Dalam peringatan ulang tahunnya ke-70 yang diselenggarakan pada 1979, Natsir membeberkan sisi lain alasan pengunduran dirinya sebagai perdana menteri pertama setelah Indonesia kembali menjadi NKRI. Sebenarnya, lanjut Natsir, ia bisa saja meneruskan jabatannya karena memang tidak ada mosi tidak percaya sebagai penyebab jatuhnya pemerintahan parlementer. Yang menjadi pokok persoalan adalah sikap pihak oposan yang memboikot berbagai sidang parlemen sambil menunjukkan sikap-sikap politik yang sama sekali tidak etis.

Dalam konteks kekinian, teladan moralitas politik Natsir tersebut ibarat sebuah legenda di alam nyata. Mengundurkan diri secara sukarela dari jabatan politik karena “gagal“ mengemban amanat sangatlah sulit dicarikan pembenaran. Tampaknya “budaya malu“ yang dulu begitu identik dengan bangsa ini sudah benar-benar luntur dimakan perjalanan zaman.

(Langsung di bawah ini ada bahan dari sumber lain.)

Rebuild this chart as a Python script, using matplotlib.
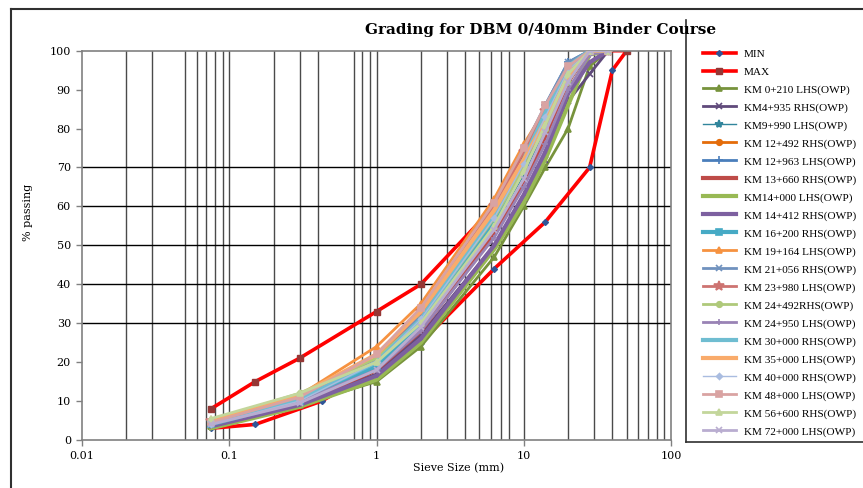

Padahal, sama halnya dengan bangsa lain, bangsa Indonesia juga sangat merindukan para legendaris yang mau secara sukarela mundur terhormat jika gagal mengemban amanat rakyat. Mundur karena ketidakmampuan atau kegagalan menjalankan tugas bukanlah perbuatan yang nista, melainkan sebuah kehormatan. Adalah sebuah kehormatan jika seorang pejabat secara sukarela mundur dari jabatannya karena memang terbukti tidak becus dalam mengatur sirkulasi di negeri ini.

Moralitas politik yang tidak kalah elok yang diteladankan Natsir juga tergambar dari sikap asketisnya. Sebagai pejabat publik, Natsir juga dikenal amat konsisten dan persisten (tegas) dalam memisahkan urusan dinas dan keluarga. Dia tidak ingin dana publik yang menjadi sumber pembiayaan urusan-urusan dinasnya ikut terpakai untuk urusan pribadi dan keluarga. Anak-anaknya tetap naik sepeda angin (onthel) saat pergi ke sekolah atau antar-jemput dengan mobil rombeng DeSoto yang dibeli dari saku sendiri.

Tidak beda dengan pejabat kekinian, Natsir sebagai perdana menteri juga mendapat fasilitas mobil dinas. Yang membedakan adalah waktu dan peruntukan penggunaan fasilitas tersebut terbatas sejak pukul 07.00 sampai 17.00. Layaknya khalifah Umar bin Abdul Azis, fasilitas itu pun benar-benar di gunakan untuk mengurus negara, tanpa sekalipun digunakan untuk kepentingan pribadi, keluarga, maupun kelompoknya. 
Sehingga, tidak jarang jika mobil dinasnya itu kerap terparkir di kantor Istana Presiden, sementara dia pulang ke rumah dibonceng sepeda oleh sopirnya. Itu pula yang dilakukannya saat dia meletakkan jabatannya sebagai perdana menteri pada Maret 1951.
Cerita kesederhanaan Natsir ini dicatat baik oleh George McTurnan Kahin, Indonesianis asal Amerika yang bersimpati pada perjuangan bangsa Indonesia.
 
Dalam pertemuannya yang pertama dengan Natsir sebagai menteri Penerangan, memang banyak hal yang dibicarakan terkait kondisi Indonesia terbaru. Namun, yang membuat Kahin betul-betul tak bisa lupa adalah penampilan sang menteri, berpakaian paling camping di antara semua pejabat di Yogyakarta. Barulah beberapa minggu kemudian, staf di kantornya berpatungan membelikan sehelai baju yang lebih pantas untuknya.

Sikap asketis Natsir itu tentu tidak hanya dilandasi oleh watak demokratis dan problem solver yang tinggi sebagaimana yang pernah disebut Indonesianis Herbert Feith, melainkan juga pantulan sikap religiusnya yang tinggi memaknai sebuah jabatan. Jabatan adalah amanah, bukan sekadar retorika atau bumbu-bumbu menggamit suara.

Kejujuran dan kesederhanaan Natsir sebagai pejabat publik memang rasanya bagaikan mimpi yang anakronistis, terletak pada zaman yang salah. Sebuah mimpi yang sepertinya tidak realistis karena muncul di tengah-tengah ambisi menumpuk pundi-pundi tak kunjung henti dan semangat aji mumpung yang menghinggapi sebagian besar pejabat publik Indonesia. Natsir mewariskan teladan bagi generasi bangsa kekinian bahwa bertahan dengan sikap yang bersih, konsisten, dan bersahaja itu bukan mustahil meskipun penuh tantangan dan godaan.